I am still reading A Deepness In The Sky by Vernor Vinge. I'm kind of slow, I read maybe a chapter a day, which I feel is about ten pages. It's a big book, and there's lots of chapters, so it's taking me a while.
Throughout the book Vern tells time by the number of seconds, be it hundred or a thousand or a million. I'm comfortable with numbers, so I can generally figure out the amount of time we are talking about. Unfortunately I never remember those values so every time I run into a time, if I care about the amount of time, I have to do those calculations again. I wanted a scale that had both our conventional times and Vern's base-10 devoted system. It would need to be a logarithmic scale in order to accommodate all of our values. So I went prowling the net - and found bupkis. I did find one suggestion on how it might be done in javascript and html, but that's a lot of work, and I've already got a stack of obscure stuff to wade through.

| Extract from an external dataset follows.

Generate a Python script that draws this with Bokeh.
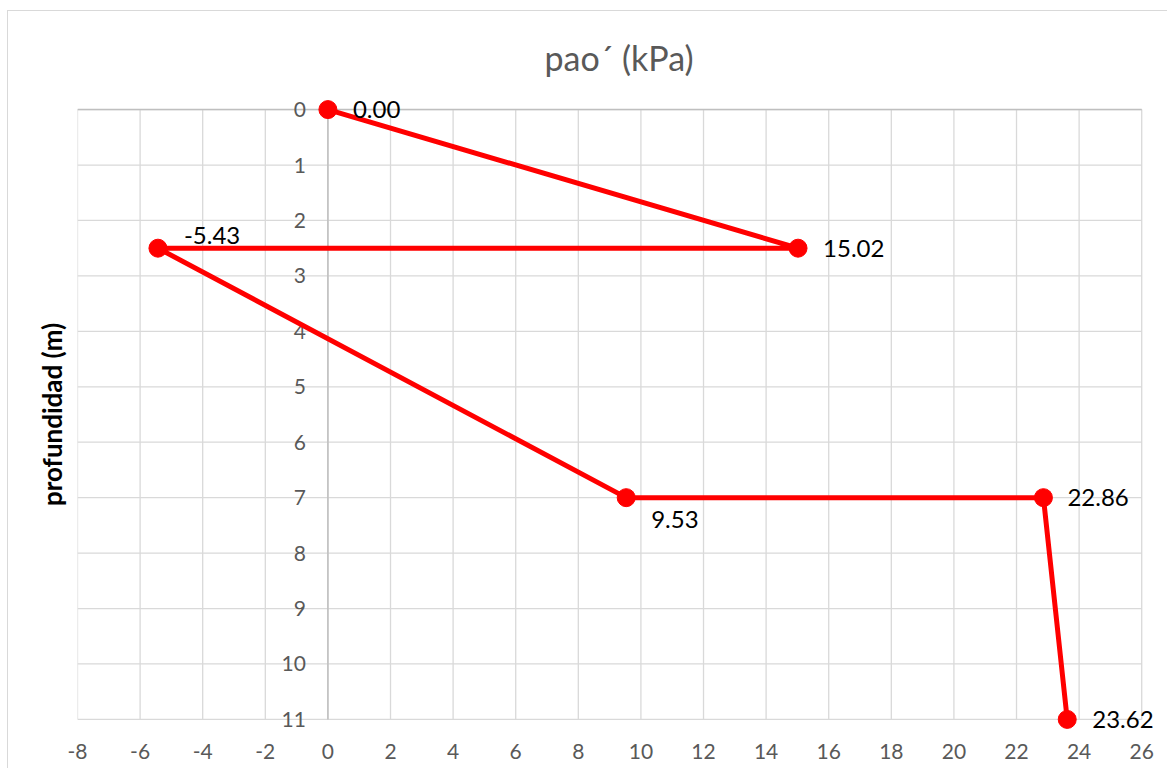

So I just compiled a list to see what I'm dealing with.
Some useful approximations:
- One thousand seconds, a Ksec, is about a quarter of an hour.
- One hundred thousand seconds is a little more than a day,
- a million seconds is like a week and a half,
- two and half million makes a month
- 30 million makes a year
- 300 million makes a decade
- 3 billion makes a century
- 30 billion makes a millenium
P. S. The list at the top is an embedded Google spreadsheet. I'm not sure whether embedding a list from a spreadsheet is worthwhile. It's great if that spreadsheet is going to get updated. If that happens, the blog post will show the new stuff, but I don't think that's going to happen here. The problem with embedding the spreadsheet is having to manually adjust the height and width parameters to show all of the data and nothing else. As you can see, there is still some white space on the right side and the bottom. I probably went back and forth a dozen times between the html and Blogger's preview. Pain in the neck. The other way is to just take a screenshot and embed it as an image. That has its own set of hoops to jump through, but I am familiar with them.
P. P. S. Kind of funny that everyone uses the same time standard of seconds, minutes and hours. The second is kind of universal - it's a heartbeat. The minutes and hours part though, I wonder where it came from. I suspect it came from European clock makers during the Renaissance (Bayou, I'm looking at you), but who knows? Maybe they got it from Chinese clock makers a zillion years ago. Someone should investigate.
P. P. P. S. Editing a spreadsheet to get it to 'look' like you want takes me a lot of fiddling around, but Google does offer lots of options. I know how to find most of what I want, changes appear immediately, you don't have to go look at a 'preview', and it's useful for things besides lists.